Listed entries

----------

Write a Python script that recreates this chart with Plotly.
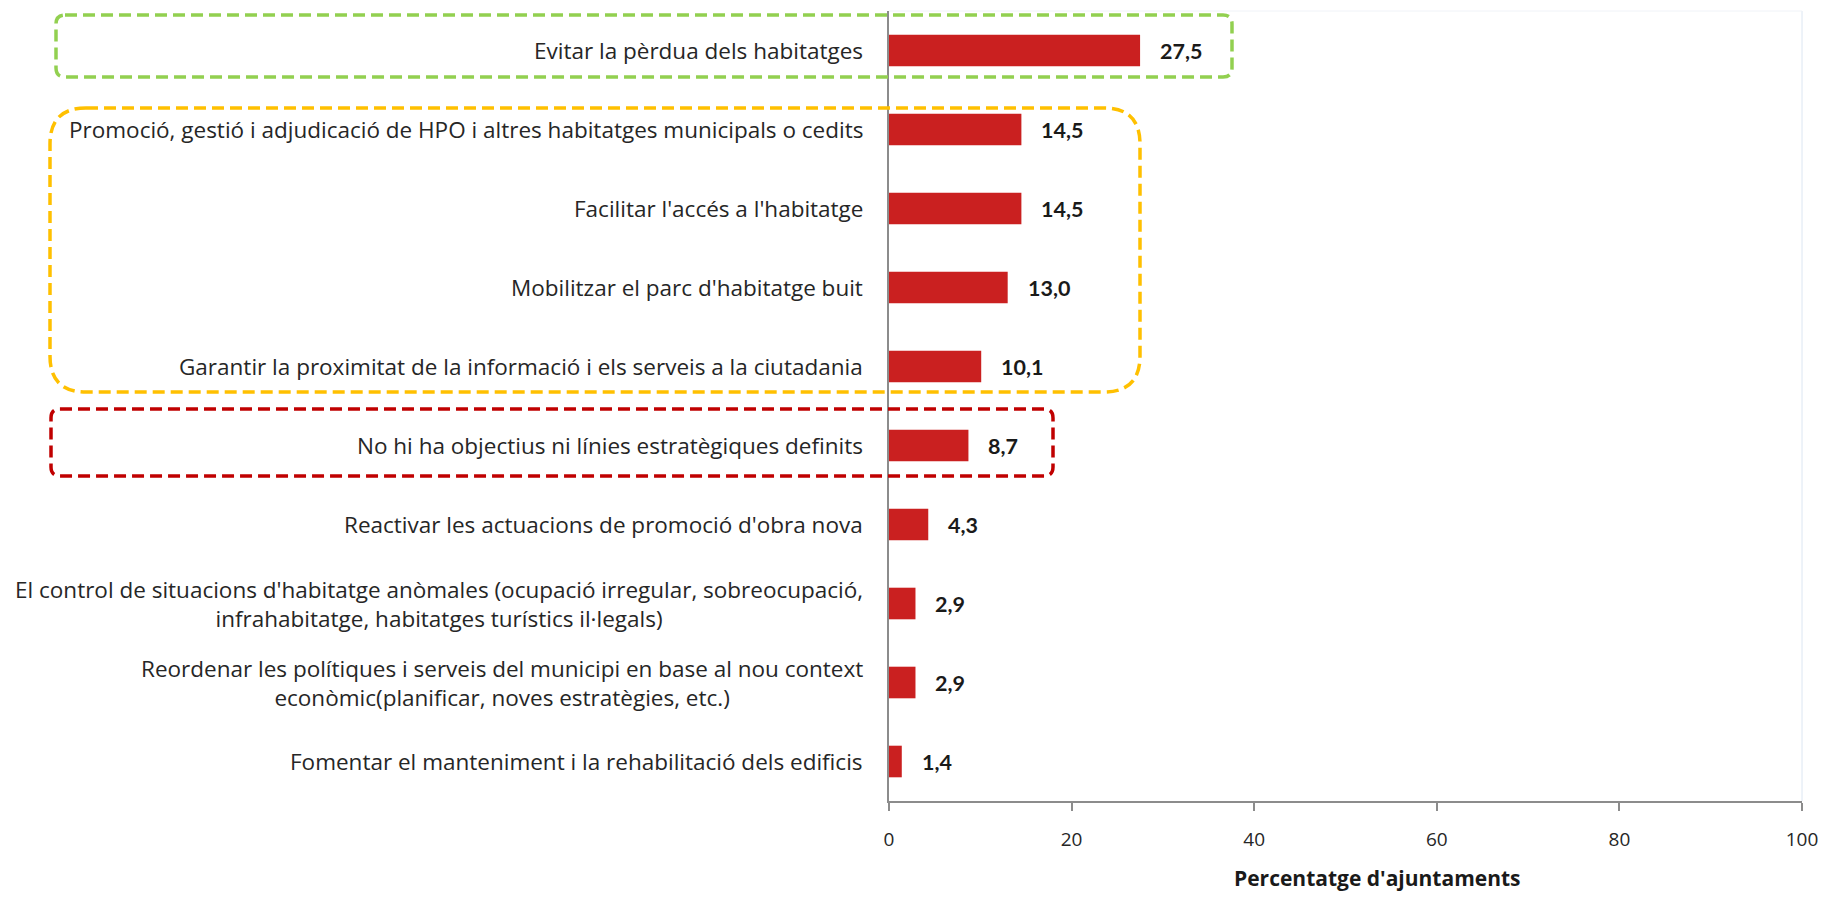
import plotly.graph_objects as go

categories = [
    "Evitar la pèrdua dels habitatges",
    "Promoció, gestió i adjudicació de HPO i altres habitatges municipals o cedits",
    "Facilitar l'accés a l'habitatge",
    "Mobilitzar el parc d'habitatge buit",
    "Garantir la proximitat de la informació i els serveis a la ciutadania",
    "No hi ha objectius ni línies estratègiques definits",
    "Reactivar les actuacions de promoció d'obra nova",
    "El control de situacions d'habitatge anòmales (ocupació irregular, sobreocupació,<br>infrahabitatge, habitatges turístics il·legals)",
    "Reordenar les polítiques i serveis del municipi en base al nou context<br>econòmic(planificar, noves estratègies, etc.)",
    "Fomentar el manteniment i la rehabilitació dels edificis",
]
values = [27.5, 14.5, 14.5, 13.0, 10.1, 8.7, 4.3, 2.9, 2.9, 1.4]
x_ticks = [0, 20, 40, 60, 80, 100]
x_title = "Percentatge d'ajuntaments"

# page body has an 8px margin; work in figure pixels (page px - 8)
OFF = 8
W_FIG, H_FIG = 1828 - 2 * OFF, 899 - 2 * OFF
L = 889 - OFF
T = 11 - OFF
PLOT_BOTTOM = 801 - OFF
PW = 913
B = H_FIG - PLOT_BOTTOM
R = W_FIG - L - PW
PH = PLOT_BOTTOM - T
FONT = "Open Sans"
VFONT = "Lato"

def px2x(px):
    return (px - OFF - L) / PW

def px2y(py):
    return (PLOT_BOTTOM - (py - OFF)) / PH

def rounded(x0, y0, x1, y1, r):
    def p(a, b):
        return f"{px2x(a):.5f},{px2y(b):.5f}"
    return (f"M {p(x0+r,y0)} L {p(x1-r,y0)} Q {p(x1,y0)} {p(x1,y0+r)} "
            f"L {p(x1,y1-r)} Q {p(x1,y1)} {p(x1-r,y1)} L {p(x0+r,y1)} "
            f"Q {p(x0,y1)} {p(x0,y1-r)} L {p(x0,y0+r)} Q {p(x0,y0)} {p(x0+r,y0)} Z")

fig = go.Figure(go.Bar(
    x=values, y=categories, orientation="h",
    marker=dict(color="#CA2020", line=dict(width=0)),
    width=0.4,
    hoverinfo="skip",
))

annotations = []
for c, v in zip(categories, values):
    annotations.append(dict(
        x=0, y=c, xref="x", yref="y", text=c, showarrow=False,
        xanchor="right", align="center", xshift=-24,
        font=dict(family=FONT, size=22.5, color="#262626"),
    ))
    annotations.append(dict(
        x=v, y=c, xref="x", yref="y", text=f"<b>{v:.1f}</b>".replace(".", ","),
        showarrow=False, xanchor="left", xshift=18,
        font=dict(family=VFONT, size=21.5, color="#1a1a1a"),
    ))
annotations.append(dict(
    x=px2x(1377), y=px2y(878), xref="paper", yref="paper",
    text=f"<b>{x_title}</b>", showarrow=False, xanchor="center", yanchor="middle",
    font=dict(family=FONT, size=21, color="#1a1a1a"),
))

shapes = [
    dict(type="path", xref="paper", yref="paper",
         path=rounded(56, 15, 1232, 77, 9),
         line=dict(color="#92D050", width=3.5, dash="12px,6px")),
    dict(type="path", xref="paper", yref="paper",
         path=rounded(50, 108, 1140, 392, 36),
         line=dict(color="#FFC000", width=3.5, dash="12px,6px")),
    dict(type="path", xref="paper", yref="paper",
         path=rounded(51, 409, 1053, 476, 9),
         line=dict(color="#C00000", width=3.5, dash="12px,6px")),
    dict(type="line", xref="paper", yref="paper", x0=1, x1=1, y0=0, y1=1,
         line=dict(color="#DCE6F2", width=1)),
    dict(type="line", xref="paper", yref="paper", x0=0, x1=1, y0=1, y1=1,
         line=dict(color="#F0F3F8", width=1)),
]

fig.update_layout(
    width=W_FIG, height=H_FIG,
    margin=dict(l=L, r=R, t=T, b=B),
    paper_bgcolor="white", plot_bgcolor="white",
    showlegend=False,
    annotations=annotations,
    shapes=shapes,
    font=dict(family=FONT),
)
fig.update_xaxes(
    range=[0, 100], tickvals=x_ticks, ticks="outside", ticklen=8, tickwidth=2,
    tickcolor="#8c8c8c", showline=True, linecolor="#8c8c8c", linewidth=2,
    showgrid=False, zeroline=False, ticklabelstandoff=12,
    tickfont=dict(family=FONT, size=19, color="#262626"),
)
fig.update_yaxes(
    autorange="reversed", showticklabels=False, ticks="", showline=True,
    linecolor="#8c8c8c", linewidth=2, showgrid=False, zeroline=False,
)

fig.write_html("out.html")
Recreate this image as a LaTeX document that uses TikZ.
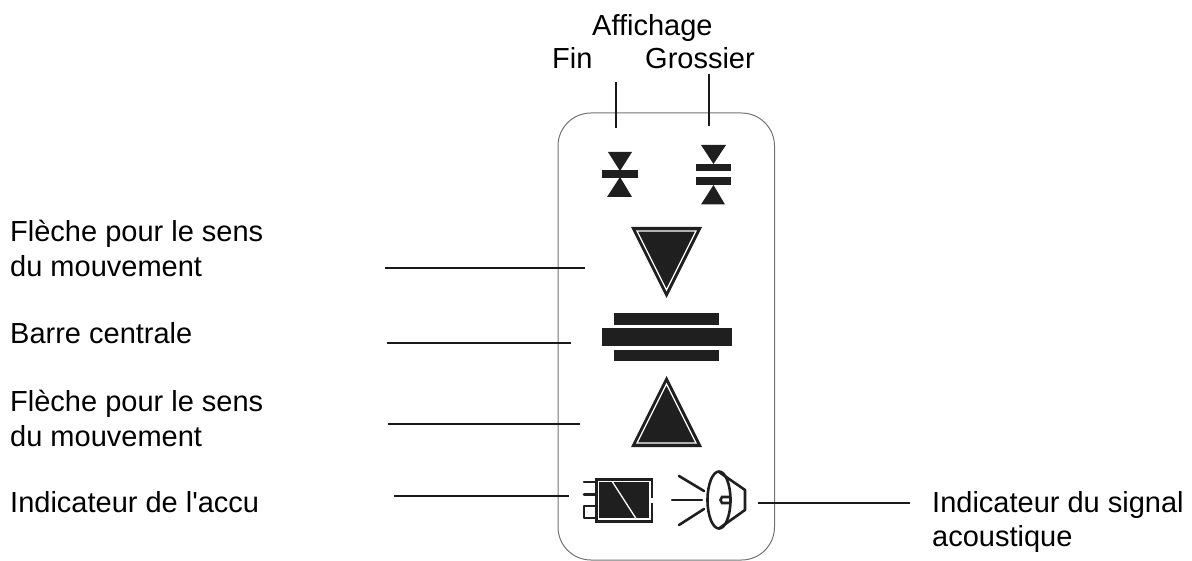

----------

What is needed
Say how many lines of the data include the string "that". Nothing other than the number should be given.

Reply to the exercise
2